Railway station in Myanmar

Mawlamyine railway station (မော်လမြိုင် ဘူတာ) is a railway station located in Mawlamyine, Mon State, Myanmar on Myanmar Railways' Bago-Mawlamyine-Dawei line. The two-story station is 290 ft long and 110 ft wide, and has a total floor area of 638,000 square feet.

==History==
During the British colonial era, the Moulmein railway station was the terminus of isolated Mawlamyine-Ye line on the Tanintharyi coast. The line from Yangon stopped at Mottama (Martaban), and passengers had to take a ferry over the Thanlwin River (Salween River) to Mawlamyine. Only in 2006, with the opening of the Thanlwin Bridge, did a direct link to the rest of the national rail network become possible. A new station, reportedly built to the standards of an "ASEAN railway station", was opened on 17 April 2006. The station is located in Myenigon, approximately 3 km east of the city's main market, Zegyi.

==Service==
The station is part of the country's 5068 km national rail network.
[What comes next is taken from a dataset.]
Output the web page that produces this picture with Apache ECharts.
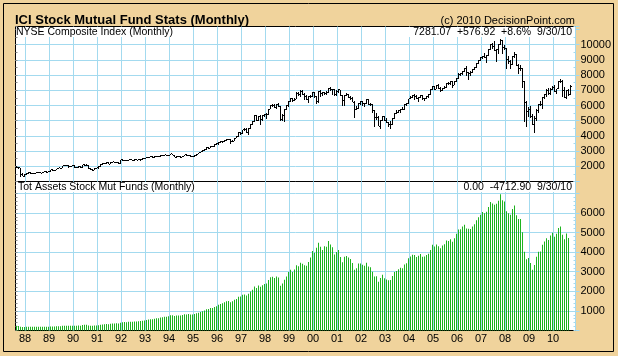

Myanmar Railways, the country's sole railway operator, offers two trains services per day, the first leaving Yangon at 7:00 am and arriving Mawlamyine at 5:00 pm, and the next service leaving Yangon 10:00 am and arriving Mawlamyine at 9:00 pm. For the return journey back to Yangon, the morning service departs Mawlamyine at 6:00 am and arrives Yangon at 5:00 PM and the next train departs Mawlamyine at 8:30 am and arrives Yangon at 8:00 pm.